Set exercise
Report how many lines contain the word "this", with no other text.

Extracted entries
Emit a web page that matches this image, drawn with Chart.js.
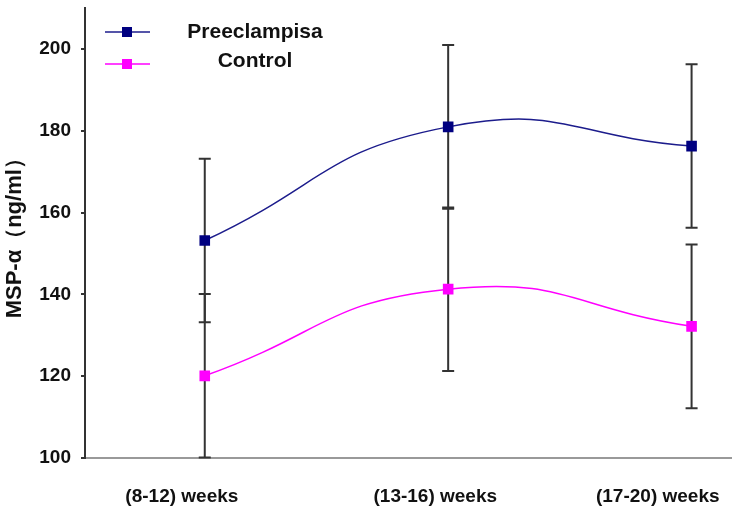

--

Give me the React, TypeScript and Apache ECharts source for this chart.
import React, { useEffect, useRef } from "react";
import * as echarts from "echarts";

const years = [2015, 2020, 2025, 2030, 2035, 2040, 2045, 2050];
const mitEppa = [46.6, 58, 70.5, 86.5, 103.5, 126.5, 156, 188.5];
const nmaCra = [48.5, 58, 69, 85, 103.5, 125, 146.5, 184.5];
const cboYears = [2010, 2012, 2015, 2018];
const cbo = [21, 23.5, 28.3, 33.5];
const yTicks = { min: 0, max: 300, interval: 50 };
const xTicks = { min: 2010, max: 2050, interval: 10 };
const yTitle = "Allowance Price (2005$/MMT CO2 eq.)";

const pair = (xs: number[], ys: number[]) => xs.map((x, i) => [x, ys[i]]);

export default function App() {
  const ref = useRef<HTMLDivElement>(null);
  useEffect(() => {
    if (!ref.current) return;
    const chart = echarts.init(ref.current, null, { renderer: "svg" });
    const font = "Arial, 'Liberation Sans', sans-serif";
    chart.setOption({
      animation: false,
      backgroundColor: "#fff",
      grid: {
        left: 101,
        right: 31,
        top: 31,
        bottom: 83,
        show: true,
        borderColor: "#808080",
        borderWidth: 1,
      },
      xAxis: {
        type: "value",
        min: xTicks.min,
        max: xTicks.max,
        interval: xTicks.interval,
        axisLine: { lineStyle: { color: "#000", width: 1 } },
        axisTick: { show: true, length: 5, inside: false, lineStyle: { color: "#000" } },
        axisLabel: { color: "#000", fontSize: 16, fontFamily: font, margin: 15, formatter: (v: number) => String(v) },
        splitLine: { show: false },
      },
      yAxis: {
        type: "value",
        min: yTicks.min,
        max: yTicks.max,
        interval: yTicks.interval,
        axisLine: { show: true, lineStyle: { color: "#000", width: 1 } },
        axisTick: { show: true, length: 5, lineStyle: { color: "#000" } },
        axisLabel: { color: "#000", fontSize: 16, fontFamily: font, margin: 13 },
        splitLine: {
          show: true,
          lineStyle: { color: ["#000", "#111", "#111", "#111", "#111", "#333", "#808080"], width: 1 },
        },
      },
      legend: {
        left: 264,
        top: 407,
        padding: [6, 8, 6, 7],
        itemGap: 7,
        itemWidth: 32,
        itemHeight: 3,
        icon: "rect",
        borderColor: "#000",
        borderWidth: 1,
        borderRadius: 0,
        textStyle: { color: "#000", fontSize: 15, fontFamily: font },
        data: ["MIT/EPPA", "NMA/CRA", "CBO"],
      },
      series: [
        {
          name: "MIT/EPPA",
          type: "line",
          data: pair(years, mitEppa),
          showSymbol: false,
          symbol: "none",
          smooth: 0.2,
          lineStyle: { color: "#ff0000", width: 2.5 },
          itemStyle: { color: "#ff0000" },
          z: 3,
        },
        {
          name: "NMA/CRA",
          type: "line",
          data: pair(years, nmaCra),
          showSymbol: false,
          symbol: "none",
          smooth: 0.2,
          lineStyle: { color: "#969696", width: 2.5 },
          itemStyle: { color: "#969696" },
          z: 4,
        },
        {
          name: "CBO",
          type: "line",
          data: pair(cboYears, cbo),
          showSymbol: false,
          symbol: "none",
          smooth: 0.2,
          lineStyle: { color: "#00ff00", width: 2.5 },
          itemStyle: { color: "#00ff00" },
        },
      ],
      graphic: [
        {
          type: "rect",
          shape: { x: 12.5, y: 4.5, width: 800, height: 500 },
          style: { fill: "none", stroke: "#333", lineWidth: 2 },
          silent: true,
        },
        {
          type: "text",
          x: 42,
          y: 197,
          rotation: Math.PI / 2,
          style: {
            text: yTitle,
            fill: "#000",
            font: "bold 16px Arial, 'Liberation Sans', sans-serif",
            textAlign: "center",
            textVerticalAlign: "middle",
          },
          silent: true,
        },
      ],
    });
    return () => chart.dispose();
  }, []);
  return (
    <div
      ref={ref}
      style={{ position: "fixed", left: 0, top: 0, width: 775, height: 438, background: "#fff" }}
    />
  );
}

---

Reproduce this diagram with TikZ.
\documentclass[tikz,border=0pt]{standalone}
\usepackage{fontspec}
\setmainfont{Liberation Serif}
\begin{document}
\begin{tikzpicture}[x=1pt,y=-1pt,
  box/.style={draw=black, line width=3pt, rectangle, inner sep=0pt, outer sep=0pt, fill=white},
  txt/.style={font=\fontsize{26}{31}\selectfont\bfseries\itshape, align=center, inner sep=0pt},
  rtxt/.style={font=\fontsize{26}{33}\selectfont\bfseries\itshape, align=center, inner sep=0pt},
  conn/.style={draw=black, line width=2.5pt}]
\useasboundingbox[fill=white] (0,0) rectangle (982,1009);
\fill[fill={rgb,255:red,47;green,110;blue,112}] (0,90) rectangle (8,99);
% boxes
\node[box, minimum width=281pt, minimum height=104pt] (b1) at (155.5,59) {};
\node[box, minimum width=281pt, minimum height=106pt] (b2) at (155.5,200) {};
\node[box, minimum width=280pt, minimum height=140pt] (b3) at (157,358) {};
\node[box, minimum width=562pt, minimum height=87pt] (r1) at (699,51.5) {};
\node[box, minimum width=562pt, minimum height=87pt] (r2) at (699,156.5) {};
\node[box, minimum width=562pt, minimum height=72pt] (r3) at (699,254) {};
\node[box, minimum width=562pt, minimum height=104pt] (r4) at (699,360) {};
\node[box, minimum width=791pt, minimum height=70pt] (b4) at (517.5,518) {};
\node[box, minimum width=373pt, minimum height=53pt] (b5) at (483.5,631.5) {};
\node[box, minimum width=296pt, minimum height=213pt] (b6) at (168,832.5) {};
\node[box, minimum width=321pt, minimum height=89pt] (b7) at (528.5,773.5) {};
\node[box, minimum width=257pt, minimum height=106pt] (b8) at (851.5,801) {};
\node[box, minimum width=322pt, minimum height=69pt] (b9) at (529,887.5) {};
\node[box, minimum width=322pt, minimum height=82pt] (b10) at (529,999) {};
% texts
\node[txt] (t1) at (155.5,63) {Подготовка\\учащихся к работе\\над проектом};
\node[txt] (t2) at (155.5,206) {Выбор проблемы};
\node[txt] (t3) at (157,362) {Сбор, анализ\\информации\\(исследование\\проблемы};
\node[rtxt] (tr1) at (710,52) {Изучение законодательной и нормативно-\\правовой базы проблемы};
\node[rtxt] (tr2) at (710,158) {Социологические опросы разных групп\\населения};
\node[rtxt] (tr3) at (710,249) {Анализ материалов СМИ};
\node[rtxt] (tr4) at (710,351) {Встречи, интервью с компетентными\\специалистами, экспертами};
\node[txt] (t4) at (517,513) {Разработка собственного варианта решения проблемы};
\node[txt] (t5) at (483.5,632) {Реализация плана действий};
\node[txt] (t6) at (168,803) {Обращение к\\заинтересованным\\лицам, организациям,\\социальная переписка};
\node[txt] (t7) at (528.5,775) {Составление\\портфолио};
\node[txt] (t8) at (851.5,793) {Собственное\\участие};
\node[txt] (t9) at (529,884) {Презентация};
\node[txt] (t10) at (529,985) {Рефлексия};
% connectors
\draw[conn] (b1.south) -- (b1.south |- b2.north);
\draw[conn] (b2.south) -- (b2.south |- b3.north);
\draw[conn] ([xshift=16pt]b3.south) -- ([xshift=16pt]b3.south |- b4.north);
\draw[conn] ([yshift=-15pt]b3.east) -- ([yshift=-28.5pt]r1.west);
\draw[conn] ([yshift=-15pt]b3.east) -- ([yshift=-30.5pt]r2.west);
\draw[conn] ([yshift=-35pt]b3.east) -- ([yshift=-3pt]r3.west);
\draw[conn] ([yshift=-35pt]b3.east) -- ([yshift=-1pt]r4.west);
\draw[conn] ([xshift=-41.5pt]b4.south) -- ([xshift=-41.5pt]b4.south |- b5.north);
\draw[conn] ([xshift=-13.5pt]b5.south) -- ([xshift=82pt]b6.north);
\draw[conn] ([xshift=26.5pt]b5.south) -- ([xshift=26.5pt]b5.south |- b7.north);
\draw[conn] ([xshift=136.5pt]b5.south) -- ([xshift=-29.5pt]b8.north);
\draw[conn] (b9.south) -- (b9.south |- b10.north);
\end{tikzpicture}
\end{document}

Solution
3